## GIVEN PROBLEM
Only the lines from the start of the data below through the line that contains "(0,0) rectangle (25.12,-9.58);" are to be copied, exactly and without pictures.

## DATA
---
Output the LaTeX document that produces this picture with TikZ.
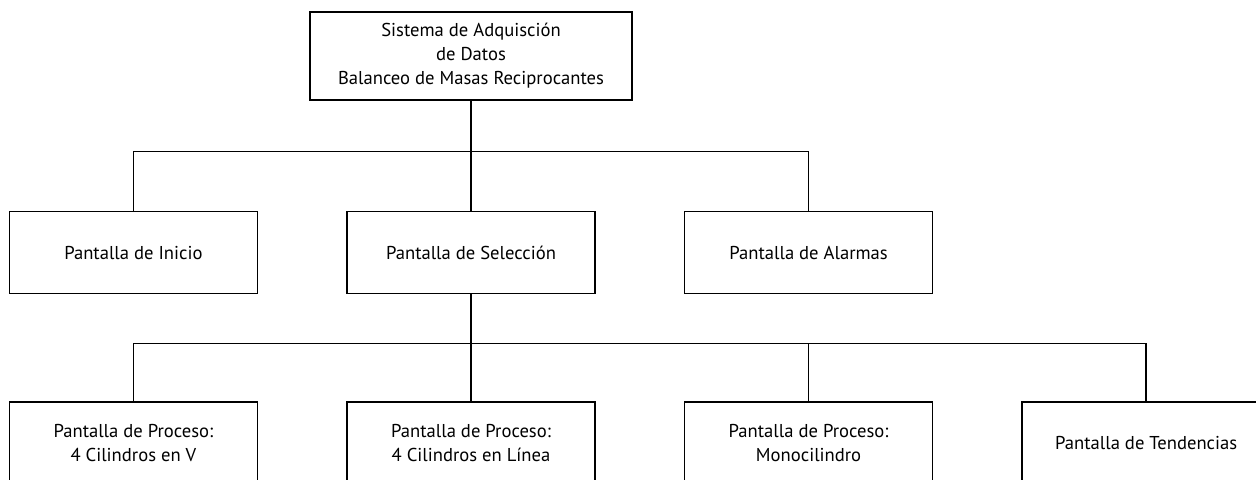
\documentclass[tikz,border=0pt]{standalone}
\usepackage{fontspec}
\setmainfont{PT Sans}
\usepackage{tikz}
\usetikzlibrary{positioning,calc}

\begin{document}
\begin{tikzpicture}[
  every node/.style={draw, line width=0.9pt, minimum width=4.96cm, minimum height=1.64cm, align=center, font=\fontsize{10.6}{13.6}\selectfont},
  link/.style={line width=1pt}
]
\useasboundingbox (0,0) rectangle (25.12,-9.58);

\node[minimum width=6.44cm, minimum height=1.76cm] (sis) at (9.42,-1.12) {Sistema de Adquisción\\de Datos\\Balanceo de Masas Reciprocantes};
\node[below=2.2cm of sis] (sel) {Pantalla de Selección};
\node[left=1.76cm of sel] (ini) {Pantalla de Inicio};
\node[right=1.76cm of sel] (ala) {Pantalla de Alarmas};
\node[below=2.14cm of ini] (pv) {Pantalla de Proceso:\\4 Cilindros en V};
\node[below=2.14cm of sel] (pl) {Pantalla de Proceso:\\4 Cilindros en Línea};
\node[below=2.14cm of ala] (pm) {Pantalla de Proceso:\\Monocilindro};
\node[right=1.76cm of pm] (ten) {Pantalla de Tendencias};

% buses
\coordinate (b1) at ($(sis.south)!0.46!(sel.north)$);
\coordinate (b2) at ($(sel.south)!0.46!(pl.north)$);

\draw[link] (sis) -- (sel);
\draw[link] (ini.north) |- (b1) -| (ala.north);
\draw[link] (sel) -- (pl);
\draw[link] (pv.north) |- (b2) -| (ten.north);
\draw[link] (b2 -| pm.north) -- (pm.north);
\end{tikzpicture}
\end{document}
---
## ANSWER BELOW
Output the LaTeX document that produces this picture with TikZ.
\documentclass[tikz,border=0pt]{standalone}
\usepackage{fontspec}
\setmainfont{PT Sans}
\usepackage{tikz}
\usetikzlibrary{positioning,calc}

\begin{document}
\begin{tikzpicture}[
  every node/.style={draw, line width=0.9pt, minimum width=4.96cm, minimum height=1.64cm, align=center, font=\fontsize{10.6}{13.6}\selectfont},
  link/.style={line width=1pt}
]
\useasboundingbox (0,0) rectangle (25.12,-9.58);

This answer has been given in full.